日本人は「やめる練習」がたりてない

いままさに、「やめる」ことをしようとしている自分にとって、とても深く心に残った本でした。

 

日本人は「やめる練習」がたりてない (集英社新書) | 野本 響子 |本 | 通販 | Amazon

 

自分自身を振り返って、自発的にやめることを経験したのってあまりない。ぱっと思いつくのでも、

・高1の秋に部活をやめたこと(別の部活に移った)

パン工場のバイトをやめたこと(工場長がきつくて逃げ出した)

くらい。

 

乱暴な言い方をすれば、結局は「納得感」があるかどうか、だと思うんですよね、最後に決断できるかどうかは。

自分で選んで決めたことには納得感も持てるだろうし、決めたことに対して挑戦する、やってみる、それに対する結果を引き受けることもできると思う。

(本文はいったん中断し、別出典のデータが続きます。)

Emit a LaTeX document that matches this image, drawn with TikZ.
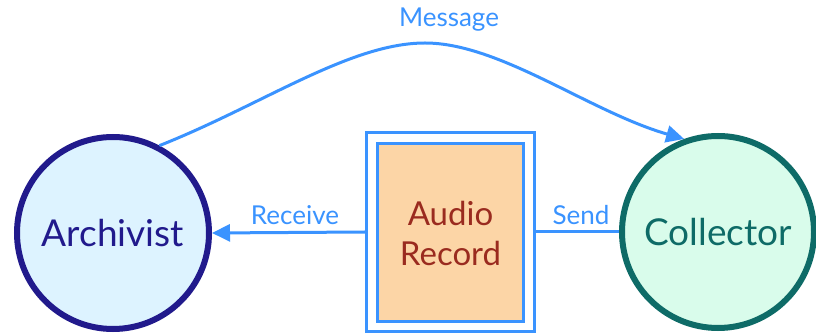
\documentclass[tikz,border=0pt]{standalone}
\usepackage{fontspec}
\setmainfont{Lato}
\usetikzlibrary{arrows.meta}
\definecolor{lineblue}{HTML}{3A93FF}
\definecolor{archstroke}{HTML}{211A8C}
\definecolor{archfill}{HTML}{DDF3FF}
\definecolor{collstroke}{HTML}{0E6B67}
\definecolor{collfill}{HTML}{D9FCEB}
\definecolor{recfill}{HTML}{FCD5A6}
\definecolor{rectext}{HTML}{9A2B1F}
\tikzset{
  actor/.style={circle, line width=6pt, minimum size=192pt, inner sep=0pt, font=\fontsize{37}{40}\selectfont},
  flow/.style={draw=lineblue, line width=3pt},
  flowlabel/.style={text=lineblue, font=\fontsize{26}{30}\selectfont, inner sep=0pt},
  tip/.style={-{Triangle[length=18pt,width=17pt]}}
}
\begin{document}
\begin{tikzpicture}[x=1pt,y=1pt]
\useasboundingbox (0,-336) rectangle (816,0);
\node[actor, draw=archstroke, fill=archfill, text=archstroke] (arch) at (113,-233) {Archivist};
\node[actor, draw=collstroke, fill=collfill, text=collstroke] (coll) at (718,-232) {Collector};
\node[draw=lineblue, line width=3pt, minimum width=168pt, minimum height=199pt, inner sep=0pt] (outer) at (450.5,-232) {};
\node[draw=lineblue, fill=recfill, line width=3pt, minimum width=146pt, minimum height=178pt, inner sep=0pt, align=center, text=rectext, font=\fontsize{33}{40}\selectfont] (rec) at (450.5,-233) {Audio\\Record};
\draw[flow, tip] (outer.west) -- (arch.east);
\draw[flow] (coll.west) -- (outer.east);
\node[flowlabel] (lrecv) at (295,-215) {Receive};
\node[flowlabel] (lsend) at (581,-215) {Send};
\coordinate (peak) at (425,-43);
\draw[flow, tip] (arch.62) .. controls (262,-105) and (350,-43) .. (peak)
  .. controls (500,-43) and (590,-112) .. (coll.110);
\node[flowlabel] (lmsg) at (449,-20) {Message};
\end{tikzpicture}
\end{document}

著者の野本さんも仰っていますが、大切なことは、「その選択が間違っていたときに、誰かのせいにせずに、自分で軌道修正し、選択し直すこと」だと思うんですよね。

 

特に、野本さんの住んでいるマレーシアは、多文化社会。信仰や人種、バックグラウンドによって「正義」や「正しさ」は人それぞれ。正解のない世界を生きているわけですね。

まさに今が、正解のない時代だと思います。

そんな世界を生き抜くためには、「自分で決めて、選んで、試して、結果を引き受ける」ことを繰り返していかずして、乗り切れるとは思えない。「周りが決めたことを、言われたとおりにやって、結果(特に悪い方の)は自分以外の誰かが引き受ける(責任を取る)」なんていう、都合の良い話はないと思うわけで。

 

それは大人になった今の自分にも当てはまる。これまで培ってきたものに価値がなくなった、とは全く思わないし、自分にとってとても大切なもの。だけど、それだけで生きていくには、あまりにこの世界は広すぎる。

 

たとえば、これまでの自分は、仕事を通じて、怒られないように入念に準備をして、完璧に近い(できる限りのことをやって)価値を提供してきたと思います。だけど、それとトレードオフで失ったものもあるわけで。たとえば家族との時間。あるいは自身の時間。そんな働き方、生き方が自分の幸福感に合っているか?

 

完璧じゃなくても、いろいろなことに自分が寛容でいられれば、もっと楽に生きていけるのでないか。そんなふうに思いました。

 

「自分で決めて、自分で責任をとる」ことは、自分の子供ともぜひ共有したい価値観です。

 

とても素晴らしい本で、2週間で4回読んだくらい、今の自分には響きました。